_SUPPLIED MATERIAL_:
[START]
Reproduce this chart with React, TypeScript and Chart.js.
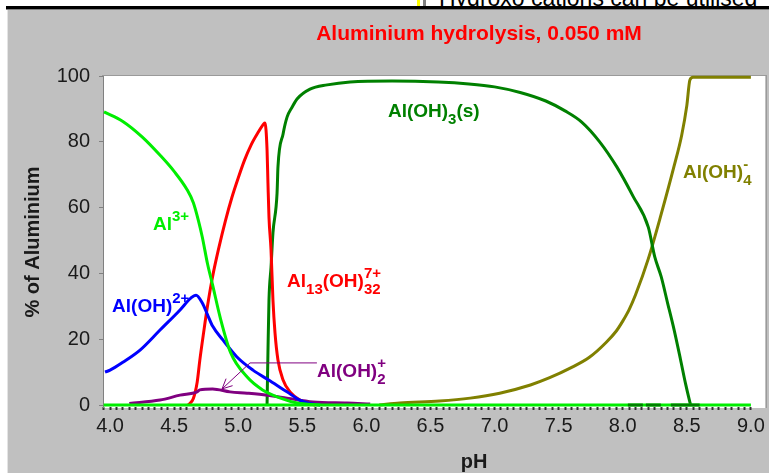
[END]
[START]
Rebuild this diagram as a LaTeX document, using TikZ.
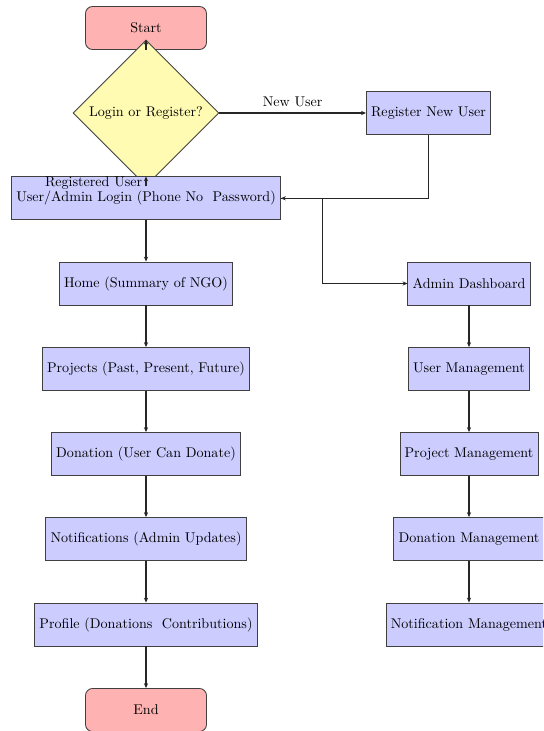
[END]
[START]
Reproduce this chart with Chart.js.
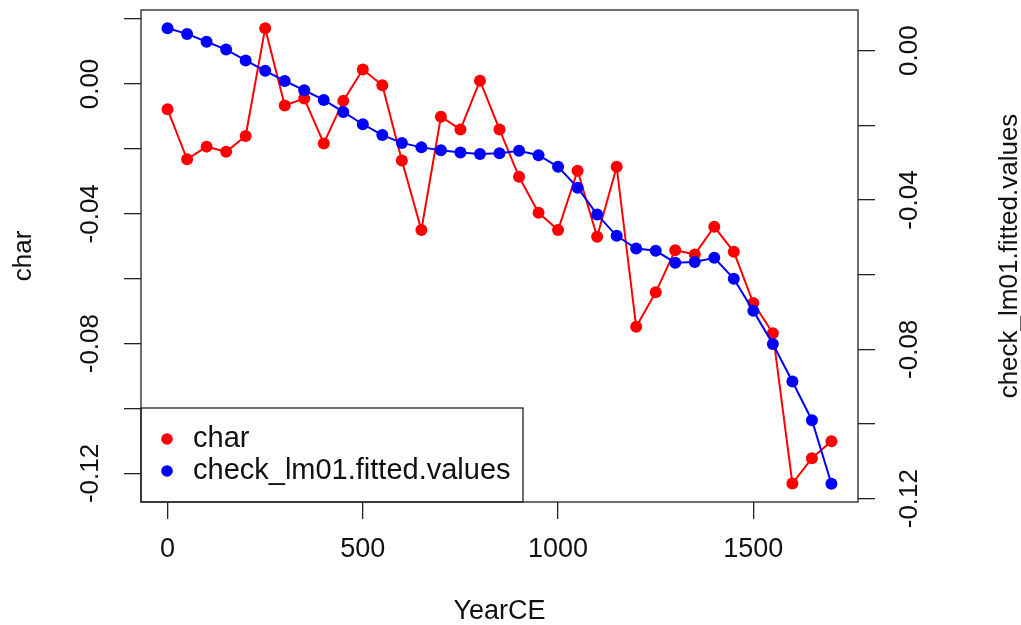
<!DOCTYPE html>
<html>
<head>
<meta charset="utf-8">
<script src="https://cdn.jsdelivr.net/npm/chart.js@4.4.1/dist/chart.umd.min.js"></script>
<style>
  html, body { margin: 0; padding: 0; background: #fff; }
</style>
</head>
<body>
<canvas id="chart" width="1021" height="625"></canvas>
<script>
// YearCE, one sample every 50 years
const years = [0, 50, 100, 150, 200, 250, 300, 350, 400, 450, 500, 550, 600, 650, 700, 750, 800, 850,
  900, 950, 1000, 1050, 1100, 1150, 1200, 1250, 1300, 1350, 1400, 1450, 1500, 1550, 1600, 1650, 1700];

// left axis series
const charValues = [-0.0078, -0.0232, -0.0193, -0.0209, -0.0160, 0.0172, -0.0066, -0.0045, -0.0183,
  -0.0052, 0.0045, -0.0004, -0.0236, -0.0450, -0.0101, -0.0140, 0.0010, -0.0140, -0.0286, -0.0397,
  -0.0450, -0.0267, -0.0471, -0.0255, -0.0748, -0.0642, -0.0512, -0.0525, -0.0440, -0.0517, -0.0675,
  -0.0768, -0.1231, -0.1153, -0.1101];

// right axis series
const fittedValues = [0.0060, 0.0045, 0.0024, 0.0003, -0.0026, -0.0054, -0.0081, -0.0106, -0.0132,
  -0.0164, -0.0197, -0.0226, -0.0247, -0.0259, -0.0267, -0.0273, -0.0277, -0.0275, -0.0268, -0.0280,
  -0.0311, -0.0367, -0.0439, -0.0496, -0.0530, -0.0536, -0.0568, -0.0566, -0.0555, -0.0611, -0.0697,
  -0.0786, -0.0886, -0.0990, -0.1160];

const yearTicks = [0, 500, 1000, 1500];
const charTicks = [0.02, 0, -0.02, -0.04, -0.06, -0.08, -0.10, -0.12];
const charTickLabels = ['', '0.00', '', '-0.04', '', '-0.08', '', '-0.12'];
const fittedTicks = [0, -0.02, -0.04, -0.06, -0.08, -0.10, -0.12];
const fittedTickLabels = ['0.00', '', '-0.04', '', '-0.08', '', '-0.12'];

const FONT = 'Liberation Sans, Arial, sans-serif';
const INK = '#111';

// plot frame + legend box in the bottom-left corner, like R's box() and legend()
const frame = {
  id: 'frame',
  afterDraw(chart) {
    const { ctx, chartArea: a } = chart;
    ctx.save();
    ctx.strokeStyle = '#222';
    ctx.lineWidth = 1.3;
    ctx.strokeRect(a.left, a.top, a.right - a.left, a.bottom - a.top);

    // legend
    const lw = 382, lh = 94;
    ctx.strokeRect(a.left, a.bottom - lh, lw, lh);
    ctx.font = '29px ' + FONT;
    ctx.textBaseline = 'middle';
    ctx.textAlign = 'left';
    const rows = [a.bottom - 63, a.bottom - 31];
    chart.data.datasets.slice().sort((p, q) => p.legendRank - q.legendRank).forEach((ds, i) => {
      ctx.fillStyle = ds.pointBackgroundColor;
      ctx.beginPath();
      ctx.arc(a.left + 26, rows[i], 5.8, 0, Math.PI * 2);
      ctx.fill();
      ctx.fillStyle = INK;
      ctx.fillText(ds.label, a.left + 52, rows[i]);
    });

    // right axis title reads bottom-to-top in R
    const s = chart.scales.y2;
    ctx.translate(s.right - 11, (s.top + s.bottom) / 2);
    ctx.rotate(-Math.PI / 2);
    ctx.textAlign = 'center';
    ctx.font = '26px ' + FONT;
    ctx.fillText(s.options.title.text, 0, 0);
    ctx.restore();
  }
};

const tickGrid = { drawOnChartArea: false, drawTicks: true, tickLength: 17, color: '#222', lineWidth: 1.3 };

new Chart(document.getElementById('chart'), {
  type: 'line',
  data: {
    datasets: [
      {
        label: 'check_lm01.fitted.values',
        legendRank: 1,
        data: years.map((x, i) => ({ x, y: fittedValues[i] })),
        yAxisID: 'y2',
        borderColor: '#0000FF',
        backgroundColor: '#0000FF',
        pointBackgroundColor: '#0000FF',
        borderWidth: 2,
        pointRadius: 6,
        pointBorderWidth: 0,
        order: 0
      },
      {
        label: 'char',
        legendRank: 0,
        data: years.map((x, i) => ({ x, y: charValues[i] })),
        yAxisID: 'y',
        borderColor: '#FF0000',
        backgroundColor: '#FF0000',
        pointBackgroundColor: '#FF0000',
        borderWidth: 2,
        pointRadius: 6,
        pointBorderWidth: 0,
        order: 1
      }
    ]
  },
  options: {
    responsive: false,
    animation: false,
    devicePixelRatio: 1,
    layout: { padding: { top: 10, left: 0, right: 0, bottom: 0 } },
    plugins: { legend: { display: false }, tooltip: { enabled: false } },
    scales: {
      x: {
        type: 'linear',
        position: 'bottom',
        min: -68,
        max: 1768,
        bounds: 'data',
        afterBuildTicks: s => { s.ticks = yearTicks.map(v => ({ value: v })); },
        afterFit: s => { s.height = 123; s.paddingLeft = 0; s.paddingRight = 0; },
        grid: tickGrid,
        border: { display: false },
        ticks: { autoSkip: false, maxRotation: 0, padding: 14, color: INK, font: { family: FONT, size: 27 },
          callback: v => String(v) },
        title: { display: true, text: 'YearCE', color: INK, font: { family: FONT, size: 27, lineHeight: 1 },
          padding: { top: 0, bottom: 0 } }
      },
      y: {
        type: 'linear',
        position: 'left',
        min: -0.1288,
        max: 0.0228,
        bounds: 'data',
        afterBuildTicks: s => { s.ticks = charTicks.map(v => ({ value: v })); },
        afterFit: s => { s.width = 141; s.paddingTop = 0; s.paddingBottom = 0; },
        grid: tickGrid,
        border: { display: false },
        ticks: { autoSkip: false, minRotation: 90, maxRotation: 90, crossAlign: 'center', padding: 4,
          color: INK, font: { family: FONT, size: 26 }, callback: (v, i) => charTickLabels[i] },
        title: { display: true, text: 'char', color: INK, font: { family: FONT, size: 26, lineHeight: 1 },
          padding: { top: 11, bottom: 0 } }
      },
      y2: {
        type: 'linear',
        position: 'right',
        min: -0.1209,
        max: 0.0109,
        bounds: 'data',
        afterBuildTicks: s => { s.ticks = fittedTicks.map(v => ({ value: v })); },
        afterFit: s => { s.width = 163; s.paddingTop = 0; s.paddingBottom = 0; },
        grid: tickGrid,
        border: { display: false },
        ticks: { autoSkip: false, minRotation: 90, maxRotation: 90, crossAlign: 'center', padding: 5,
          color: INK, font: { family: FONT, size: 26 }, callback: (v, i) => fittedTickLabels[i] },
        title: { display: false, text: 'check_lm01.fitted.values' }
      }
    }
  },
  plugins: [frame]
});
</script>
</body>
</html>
[END]
_SET EXERCISE_: Pictures in the material above should be skipped; print exactly the lines from the one with "Reproduce this chart with Chart.js." through the one with "-0.0768, -0.1231, -0.1153, -0.1101];".

_FINISHED TASK_:
Reproduce this chart with Chart.js.
<!DOCTYPE html>
<html>
<head>
<meta charset="utf-8">
<script src="https://cdn.jsdelivr.net/npm/chart.js@4.4.1/dist/chart.umd.min.js"></script>
<style>
  html, body { margin: 0; padding: 0; background: #fff; }
</style>
</head>
<body>
<canvas id="chart" width="1021" height="625"></canvas>
<script>
// YearCE, one sample every 50 years
const years = [0, 50, 100, 150, 200, 250, 300, 350, 400, 450, 500, 550, 600, 650, 700, 750, 800, 850,
  900, 950, 1000, 1050, 1100, 1150, 1200, 1250, 1300, 1350, 1400, 1450, 1500, 1550, 1600, 1650, 1700];

// left axis series
const charValues = [-0.0078, -0.0232, -0.0193, -0.0209, -0.0160, 0.0172, -0.0066, -0.0045, -0.0183,
  -0.0052, 0.0045, -0.0004, -0.0236, -0.0450, -0.0101, -0.0140, 0.0010, -0.0140, -0.0286, -0.0397,
  -0.0450, -0.0267, -0.0471, -0.0255, -0.0748, -0.0642, -0.0512, -0.0525, -0.0440, -0.0517, -0.0675,
  -0.0768, -0.1231, -0.1153, -0.1101];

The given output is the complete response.